- **TO BE DONE**:
Below is a listing; print exactly its lines from the one containing "Write a component" down to the one containing "const yTicks = [0, 20, 40, 60];", both inclusive, with every picture left out.

- **RECORDS FOR PROCESSING**:
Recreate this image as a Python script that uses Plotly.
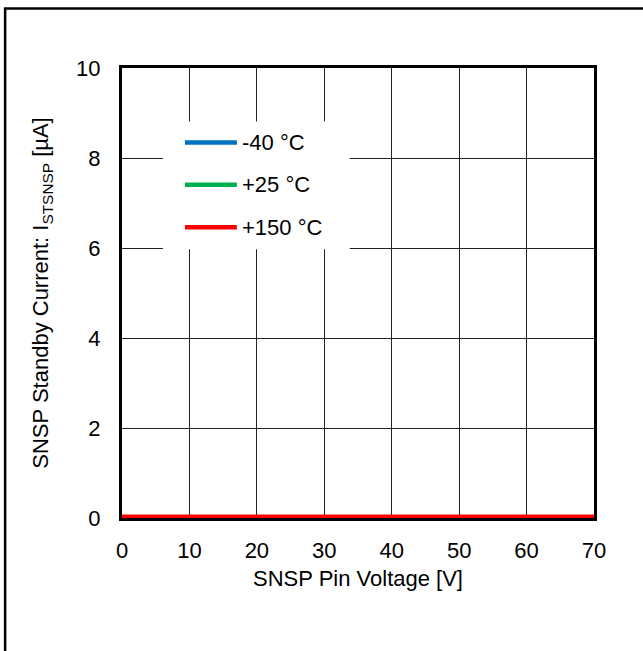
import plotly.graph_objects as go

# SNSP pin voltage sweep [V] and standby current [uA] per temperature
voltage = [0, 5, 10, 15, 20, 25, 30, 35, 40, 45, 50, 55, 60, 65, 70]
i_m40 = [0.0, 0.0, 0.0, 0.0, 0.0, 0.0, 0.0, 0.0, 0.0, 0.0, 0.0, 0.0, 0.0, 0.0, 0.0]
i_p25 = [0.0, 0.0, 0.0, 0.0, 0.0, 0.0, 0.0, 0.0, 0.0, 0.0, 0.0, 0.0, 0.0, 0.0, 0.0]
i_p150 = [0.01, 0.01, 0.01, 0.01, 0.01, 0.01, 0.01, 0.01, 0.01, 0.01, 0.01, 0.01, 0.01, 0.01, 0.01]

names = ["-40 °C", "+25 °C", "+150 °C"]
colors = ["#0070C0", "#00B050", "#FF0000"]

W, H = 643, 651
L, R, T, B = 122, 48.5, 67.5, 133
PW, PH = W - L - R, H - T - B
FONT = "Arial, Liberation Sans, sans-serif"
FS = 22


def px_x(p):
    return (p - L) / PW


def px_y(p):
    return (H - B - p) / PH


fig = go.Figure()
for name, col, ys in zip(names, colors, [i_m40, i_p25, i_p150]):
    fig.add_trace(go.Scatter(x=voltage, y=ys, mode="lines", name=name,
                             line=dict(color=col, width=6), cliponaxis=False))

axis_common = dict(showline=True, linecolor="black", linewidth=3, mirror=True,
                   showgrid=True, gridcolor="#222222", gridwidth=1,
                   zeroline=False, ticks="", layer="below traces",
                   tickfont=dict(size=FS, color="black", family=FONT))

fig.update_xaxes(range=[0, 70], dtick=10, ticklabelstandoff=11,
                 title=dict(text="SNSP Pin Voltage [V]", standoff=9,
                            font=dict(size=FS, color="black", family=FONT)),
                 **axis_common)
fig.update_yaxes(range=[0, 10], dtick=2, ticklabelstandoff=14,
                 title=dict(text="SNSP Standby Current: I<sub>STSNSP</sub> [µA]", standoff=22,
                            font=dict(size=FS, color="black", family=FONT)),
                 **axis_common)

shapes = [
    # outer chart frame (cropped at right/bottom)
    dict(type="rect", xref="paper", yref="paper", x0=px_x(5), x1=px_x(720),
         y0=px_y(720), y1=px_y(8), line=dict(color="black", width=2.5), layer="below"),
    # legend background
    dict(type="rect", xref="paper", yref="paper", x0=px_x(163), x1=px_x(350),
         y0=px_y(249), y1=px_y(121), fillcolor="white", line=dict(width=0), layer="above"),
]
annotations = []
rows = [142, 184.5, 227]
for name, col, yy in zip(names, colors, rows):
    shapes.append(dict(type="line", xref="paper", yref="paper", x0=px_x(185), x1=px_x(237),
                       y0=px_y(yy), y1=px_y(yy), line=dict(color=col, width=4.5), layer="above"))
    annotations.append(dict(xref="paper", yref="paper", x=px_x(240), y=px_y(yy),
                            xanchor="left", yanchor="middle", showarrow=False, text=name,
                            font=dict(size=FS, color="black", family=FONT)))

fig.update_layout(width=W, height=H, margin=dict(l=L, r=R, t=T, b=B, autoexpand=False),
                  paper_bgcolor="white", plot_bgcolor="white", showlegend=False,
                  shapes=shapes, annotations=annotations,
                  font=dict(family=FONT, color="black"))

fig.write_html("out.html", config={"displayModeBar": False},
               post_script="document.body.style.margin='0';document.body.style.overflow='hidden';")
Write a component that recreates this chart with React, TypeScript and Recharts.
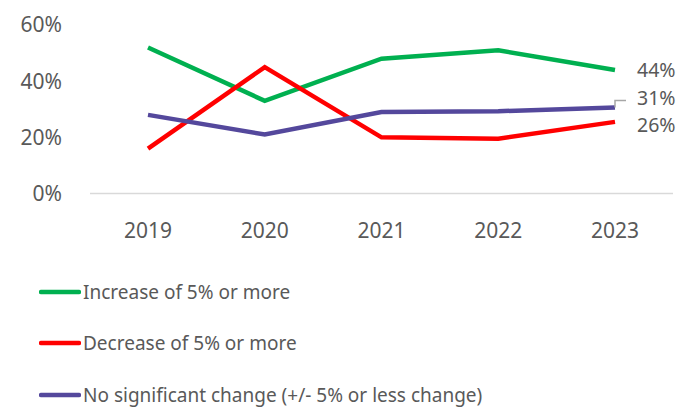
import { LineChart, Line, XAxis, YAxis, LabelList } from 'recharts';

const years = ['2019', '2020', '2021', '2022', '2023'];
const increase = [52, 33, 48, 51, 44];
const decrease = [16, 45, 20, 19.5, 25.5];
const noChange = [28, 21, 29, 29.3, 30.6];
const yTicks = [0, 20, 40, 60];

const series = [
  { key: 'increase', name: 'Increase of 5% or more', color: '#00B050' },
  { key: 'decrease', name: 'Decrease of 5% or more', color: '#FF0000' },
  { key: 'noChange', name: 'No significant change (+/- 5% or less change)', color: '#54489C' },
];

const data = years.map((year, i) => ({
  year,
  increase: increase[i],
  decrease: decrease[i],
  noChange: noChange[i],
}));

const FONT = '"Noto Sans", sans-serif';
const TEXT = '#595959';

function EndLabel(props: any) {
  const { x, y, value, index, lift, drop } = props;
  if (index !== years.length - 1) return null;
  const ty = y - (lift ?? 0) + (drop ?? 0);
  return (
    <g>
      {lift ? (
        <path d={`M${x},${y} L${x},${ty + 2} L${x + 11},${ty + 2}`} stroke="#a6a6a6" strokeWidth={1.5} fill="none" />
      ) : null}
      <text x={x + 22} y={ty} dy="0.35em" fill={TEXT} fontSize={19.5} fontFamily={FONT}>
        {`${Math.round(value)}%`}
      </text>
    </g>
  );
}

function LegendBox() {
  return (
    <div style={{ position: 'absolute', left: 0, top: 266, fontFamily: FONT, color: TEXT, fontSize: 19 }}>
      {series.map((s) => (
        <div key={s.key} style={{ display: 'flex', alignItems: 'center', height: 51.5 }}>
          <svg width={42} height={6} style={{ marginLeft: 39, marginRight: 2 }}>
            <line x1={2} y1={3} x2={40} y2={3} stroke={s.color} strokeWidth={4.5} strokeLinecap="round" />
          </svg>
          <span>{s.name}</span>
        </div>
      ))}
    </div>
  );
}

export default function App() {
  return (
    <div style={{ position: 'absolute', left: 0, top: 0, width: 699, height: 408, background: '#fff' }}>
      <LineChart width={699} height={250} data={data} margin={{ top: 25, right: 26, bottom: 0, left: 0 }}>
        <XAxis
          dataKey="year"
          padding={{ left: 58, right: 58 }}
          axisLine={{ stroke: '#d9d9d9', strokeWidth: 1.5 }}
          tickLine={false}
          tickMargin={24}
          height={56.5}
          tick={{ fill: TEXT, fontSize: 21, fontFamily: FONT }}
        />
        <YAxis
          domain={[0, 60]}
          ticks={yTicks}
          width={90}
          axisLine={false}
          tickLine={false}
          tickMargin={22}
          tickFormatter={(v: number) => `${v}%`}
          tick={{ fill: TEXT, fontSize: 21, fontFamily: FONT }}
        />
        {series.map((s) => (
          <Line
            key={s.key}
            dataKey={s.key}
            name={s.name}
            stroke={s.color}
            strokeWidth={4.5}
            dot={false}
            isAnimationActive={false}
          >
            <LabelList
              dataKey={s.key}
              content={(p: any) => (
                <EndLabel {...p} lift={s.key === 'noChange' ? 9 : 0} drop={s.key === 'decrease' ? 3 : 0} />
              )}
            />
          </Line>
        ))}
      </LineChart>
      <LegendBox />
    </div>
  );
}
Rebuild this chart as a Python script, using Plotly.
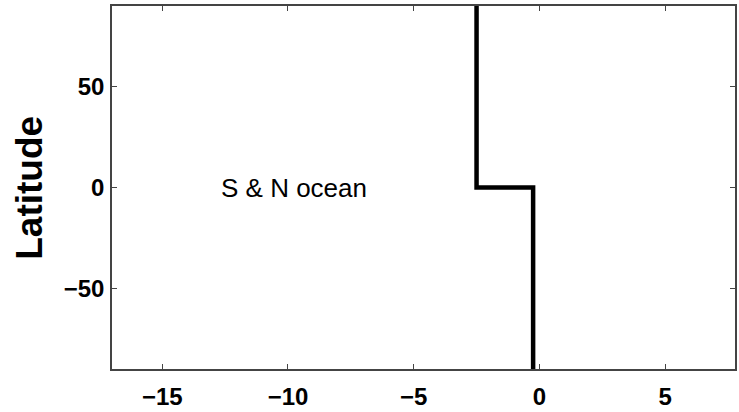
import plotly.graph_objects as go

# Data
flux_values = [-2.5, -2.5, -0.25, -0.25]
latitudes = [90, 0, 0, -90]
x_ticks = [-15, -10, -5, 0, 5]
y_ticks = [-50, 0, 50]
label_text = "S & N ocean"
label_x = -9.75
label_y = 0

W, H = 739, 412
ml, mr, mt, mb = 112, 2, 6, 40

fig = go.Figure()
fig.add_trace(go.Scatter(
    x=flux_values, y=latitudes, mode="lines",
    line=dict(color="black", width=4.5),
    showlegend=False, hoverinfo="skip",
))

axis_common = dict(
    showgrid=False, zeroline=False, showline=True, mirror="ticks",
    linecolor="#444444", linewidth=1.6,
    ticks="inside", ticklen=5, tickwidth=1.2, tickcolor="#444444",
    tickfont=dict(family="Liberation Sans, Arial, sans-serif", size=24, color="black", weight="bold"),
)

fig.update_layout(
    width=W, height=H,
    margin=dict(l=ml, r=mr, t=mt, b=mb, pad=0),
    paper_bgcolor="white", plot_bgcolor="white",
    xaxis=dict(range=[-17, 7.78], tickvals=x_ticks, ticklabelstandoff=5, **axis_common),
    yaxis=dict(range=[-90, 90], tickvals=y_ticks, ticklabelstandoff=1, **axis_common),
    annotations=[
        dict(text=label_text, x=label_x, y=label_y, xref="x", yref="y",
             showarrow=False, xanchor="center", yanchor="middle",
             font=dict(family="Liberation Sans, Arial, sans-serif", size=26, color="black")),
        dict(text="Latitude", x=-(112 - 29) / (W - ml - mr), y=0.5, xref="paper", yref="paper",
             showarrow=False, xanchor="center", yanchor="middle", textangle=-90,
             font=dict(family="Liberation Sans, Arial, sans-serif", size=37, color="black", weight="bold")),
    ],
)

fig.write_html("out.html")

- **WORKED SOLUTION**:
Write a component that recreates this chart with React, TypeScript and Recharts.
import { LineChart, Line, XAxis, YAxis, LabelList } from 'recharts';

const years = ['2019', '2020', '2021', '2022', '2023'];
const increase = [52, 33, 48, 51, 44];
const decrease = [16, 45, 20, 19.5, 25.5];
const noChange = [28, 21, 29, 29.3, 30.6];
const yTicks = [0, 20, 40, 60];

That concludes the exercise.